» Goal of the exercise: Repeat every line exactly, keeping the pictures out of the copy.

» Raw data:
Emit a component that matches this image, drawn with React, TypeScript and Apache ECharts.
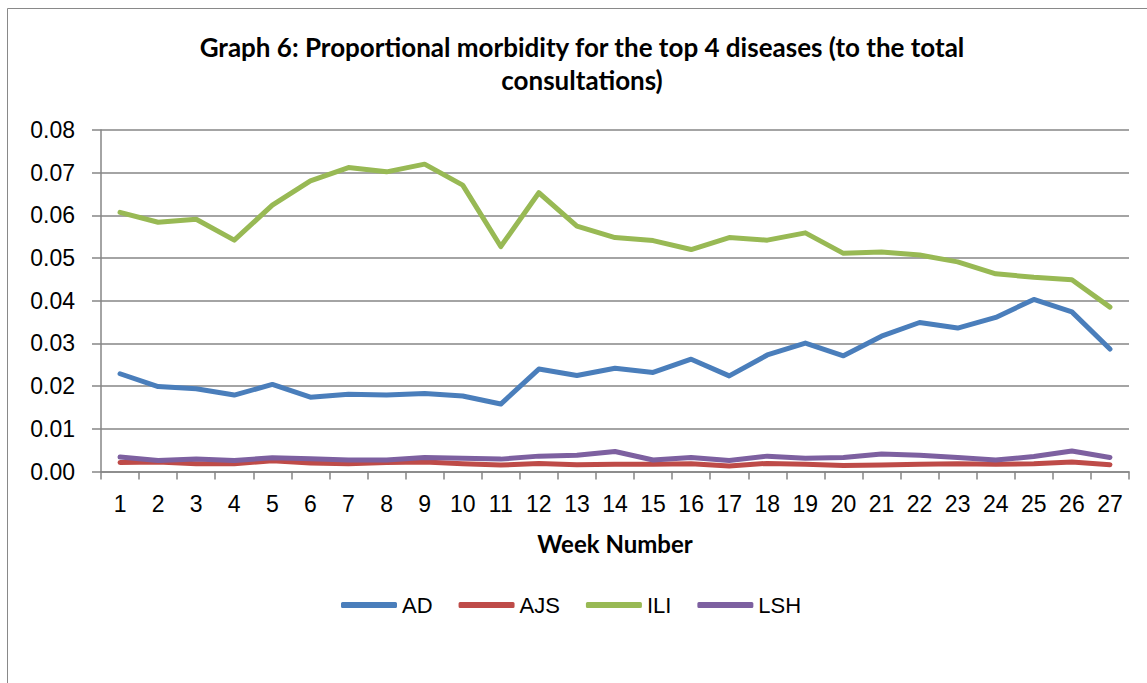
import React, { useEffect, useRef } from "react";
import * as echarts from "echarts";

const weeks = Array.from({ length: 27 }, (_, i) => String(i + 1));

const seriesNames = ["AD", "AJS", "ILI", "LSH"];

const adValues = [
  0.0229, 0.0199, 0.0194, 0.0179, 0.0204, 0.0174, 0.0181, 0.0179, 0.0183, 0.0177,
  0.0158, 0.024, 0.0225, 0.0242, 0.0232, 0.0263, 0.0224, 0.0273, 0.0301, 0.0271,
  0.0317, 0.0349, 0.0336, 0.0361, 0.0403, 0.0374, 0.0287,
];

const ajsValues = [
  0.0021, 0.0022, 0.0018, 0.0018, 0.0025, 0.002, 0.0018, 0.0021, 0.0022, 0.0018,
  0.0015, 0.0019, 0.0016, 0.0017, 0.0017, 0.0018, 0.0013, 0.0019, 0.0017, 0.0014,
  0.0015, 0.0017, 0.0018, 0.0017, 0.0018, 0.0022, 0.0016,
];

const iliValues = [
  0.0607, 0.0584, 0.0591, 0.0542, 0.0624, 0.0681, 0.0712, 0.0702, 0.072, 0.0671,
  0.0527, 0.0653, 0.0575, 0.0548, 0.0541, 0.052, 0.0548, 0.0542, 0.0559, 0.0511,
  0.0514, 0.0507, 0.0491, 0.0463, 0.0455, 0.0449, 0.0385,
];

const lshValues = [
  0.0034, 0.0026, 0.0029, 0.0026, 0.0032, 0.003, 0.0027, 0.0027, 0.0033, 0.0031,
  0.0029, 0.0036, 0.0038, 0.0047, 0.0027, 0.0033, 0.0026, 0.0036, 0.0031, 0.0033,
  0.0041, 0.0038, 0.0033, 0.0027, 0.0035, 0.0048, 0.0033,
];

const seriesColors = ["#4A7EBB", "#BE4B48", "#98B954", "#7D60A0"];

const titleText =
  "Graph 6: Proportional morbidity for the top 4 diseases (to the total\nconsultations)";
const xAxisName = "Week Number";

export default function App() {
  const ref = useRef<HTMLDivElement>(null);

  useEffect(() => {
    if (!ref.current) return;
    const chart = echarts.init(ref.current, undefined, { renderer: "svg" });
    const allValues = [adValues, ajsValues, iliValues, lshValues];
    const gridColor = "#868686";
    chart.setOption({
      animation: false,
      backgroundColor: "#ffffff",
      title: {
        text: titleText,
        left: 582,
        top: 30,
        padding: 0,
        textAlign: "center",
        textStyle: {
          fontFamily: "Lato",
          fontWeight: "bold",
          fontSize: 26,
          lineHeight: 33,
          color: "#000000",
        },
      },
      graphic: [
        {
          type: "rect",
          shape: { x: 7.5, y: 8.5, width: 1300, height: 800 },
          style: { fill: "none", stroke: "#898989", lineWidth: 1 },
          silent: true,
        },
      ],
      legend: {
        left: 341,
        top: 594,
        padding: 0,
        itemWidth: 56,
        itemHeight: 6,
        itemGap: 26,
        icon: "roundRect",
        data: seriesNames,
        textStyle: {
          fontFamily: "Liberation Sans",
          fontSize: 22,
          color: "#000000",
        },
      },
      grid: {
        left: 101,
        top: 130,
        right: 18,
        bottom: 211.5,
        containLabel: false,
      },
      xAxis: {
        type: "category",
        data: weeks,
        boundaryGap: true,
        name: xAxisName,
        nameLocation: "middle",
        nameGap: 60,
        nameTextStyle: {
          fontFamily: "Lato",
          fontWeight: "bold",
          fontSize: 24,
          color: "#000000",
        },
        axisLine: { show: true, lineStyle: { color: gridColor, width: 1.5 } },
        axisTick: {
          show: true,
          length: 8,
          alignWithLabel: false,
          lineStyle: { color: gridColor, width: 1.5 },
        },
        axisLabel: {
          fontFamily: "Liberation Sans",
          fontSize: 23,
          color: "#000000",
          margin: 21,
          interval: 0,
        },
      },
      yAxis: {
        type: "value",
        min: 0,
        max: 0.08,
        interval: 0.01,
        axisLine: { show: true, lineStyle: { color: gridColor, width: 1.5 } },
        axisTick: {
          show: true,
          length: 9,
          lineStyle: { color: gridColor, width: 1.5 },
        },
        splitLine: { show: true, lineStyle: { color: gridColor, width: 1.5 } },
        axisLabel: {
          fontFamily: "Liberation Sans",
          fontSize: 23,
          color: "#000000",
          margin: 26,
          formatter: (v: number) => v.toFixed(2),
        },
      },
      series: seriesNames.map((name, i) => ({
        name,
        type: "line",
        data: allValues[i],
        symbol: "none",
        showSymbol: false,
        color: seriesColors[i],
        lineStyle: {
          color: seriesColors[i],
          width: 5,
          cap: "round",
          join: "round",
        },
      })),
    });
    return () => {
      chart.dispose();
    };
  }, []);

  return (
    <div
      ref={ref}
      style={{
        position: "absolute",
        left: 0,
        top: 0,
        width: 1147,
        height: 683,
      }}
    />
  );
}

» Full solution:
Emit a component that matches this image, drawn with React, TypeScript and Apache ECharts.
import React, { useEffect, useRef } from "react";
import * as echarts from "echarts";

const weeks = Array.from({ length: 27 }, (_, i) => String(i + 1));

const seriesNames = ["AD", "AJS", "ILI", "LSH"];

const adValues = [
  0.0229, 0.0199, 0.0194, 0.0179, 0.0204, 0.0174, 0.0181, 0.0179, 0.0183, 0.0177,
  0.0158, 0.024, 0.0225, 0.0242, 0.0232, 0.0263, 0.0224, 0.0273, 0.0301, 0.0271,
  0.0317, 0.0349, 0.0336, 0.0361, 0.0403, 0.0374, 0.0287,
];

const ajsValues = [
  0.0021, 0.0022, 0.0018, 0.0018, 0.0025, 0.002, 0.0018, 0.0021, 0.0022, 0.0018,
  0.0015, 0.0019, 0.0016, 0.0017, 0.0017, 0.0018, 0.0013, 0.0019, 0.0017, 0.0014,
  0.0015, 0.0017, 0.0018, 0.0017, 0.0018, 0.0022, 0.0016,
];

const iliValues = [
  0.0607, 0.0584, 0.0591, 0.0542, 0.0624, 0.0681, 0.0712, 0.0702, 0.072, 0.0671,
  0.0527, 0.0653, 0.0575, 0.0548, 0.0541, 0.052, 0.0548, 0.0542, 0.0559, 0.0511,
  0.0514, 0.0507, 0.0491, 0.0463, 0.0455, 0.0449, 0.0385,
];

const lshValues = [
  0.0034, 0.0026, 0.0029, 0.0026, 0.0032, 0.003, 0.0027, 0.0027, 0.0033, 0.0031,
  0.0029, 0.0036, 0.0038, 0.0047, 0.0027, 0.0033, 0.0026, 0.0036, 0.0031, 0.0033,
  0.0041, 0.0038, 0.0033, 0.0027, 0.0035, 0.0048, 0.0033,
];

const seriesColors = ["#4A7EBB", "#BE4B48", "#98B954", "#7D60A0"];

const titleText =
  "Graph 6: Proportional morbidity for the top 4 diseases (to the total\nconsultations)";
const xAxisName = "Week Number";

export default function App() {
  const ref = useRef<HTMLDivElement>(null);

  useEffect(() => {
    if (!ref.current) return;
    const chart = echarts.init(ref.current, undefined, { renderer: "svg" });
    const allValues = [adValues, ajsValues, iliValues, lshValues];
    const gridColor = "#868686";
    chart.setOption({
      animation: false,
      backgroundColor: "#ffffff",
      title: {
        text: titleText,
        left: 582,
        top: 30,
        padding: 0,
        textAlign: "center",
        textStyle: {
          fontFamily: "Lato",
          fontWeight: "bold",
          fontSize: 26,
          lineHeight: 33,
          color: "#000000",
        },
      },
      graphic: [
        {
          type: "rect",
          shape: { x: 7.5, y: 8.5, width: 1300, height: 800 },
          style: { fill: "none", stroke: "#898989", lineWidth: 1 },
          silent: true,
        },
      ],
      legend: {
        left: 341,
        top: 594,
        padding: 0,
        itemWidth: 56,
        itemHeight: 6,
        itemGap: 26,
        icon: "roundRect",
        data: seriesNames,
        textStyle: {
          fontFamily: "Liberation Sans",
          fontSize: 22,
          color: "#000000",
        },
      },
      grid: {
        left: 101,
        top: 130,
        right: 18,
        bottom: 211.5,
        containLabel: false,
      },
      xAxis: {
        type: "category",
        data: weeks,
        boundaryGap: true,
        name: xAxisName,
        nameLocation: "middle",
        nameGap: 60,
        nameTextStyle: {
          fontFamily: "Lato",
          fontWeight: "bold",
          fontSize: 24,
          color: "#000000",
        },
        axisLine: { show: true, lineStyle: { color: gridColor, width: 1.5 } },
        axisTick: {
          show: true,
          length: 8,
          alignWithLabel: false,
          lineStyle: { color: gridColor, width: 1.5 },
        },
        axisLabel: {
          fontFamily: "Liberation Sans",
          fontSize: 23,
          color: "#000000",
          margin: 21,
          interval: 0,
        },
      },
      yAxis: {
        type: "value",
        min: 0,
        max: 0.08,
        interval: 0.01,
        axisLine: { show: true, lineStyle: { color: gridColor, width: 1.5 } },
        axisTick: {
          show: true,
          length: 9,
          lineStyle: { color: gridColor, width: 1.5 },
        },
        splitLine: { show: true, lineStyle: { color: gridColor, width: 1.5 } },
        axisLabel: {
          fontFamily: "Liberation Sans",
          fontSize: 23,
          color: "#000000",
          margin: 26,
          formatter: (v: number) => v.toFixed(2),
        },
      },
      series: seriesNames.map((name, i) => ({
        name,
        type: "line",
        data: allValues[i],
        symbol: "none",
        showSymbol: false,
        color: seriesColors[i],
        lineStyle: {
          color: seriesColors[i],
          width: 5,
          cap: "round",
          join: "round",
        },
      })),
    });
    return () => {
      chart.dispose();
    };
  }, []);

  return (
    <div
      ref={ref}
      style={{
        position: "absolute",
        left: 0,
        top: 0,
        width: 1147,
        height: 683,
      }}
    />
  );
}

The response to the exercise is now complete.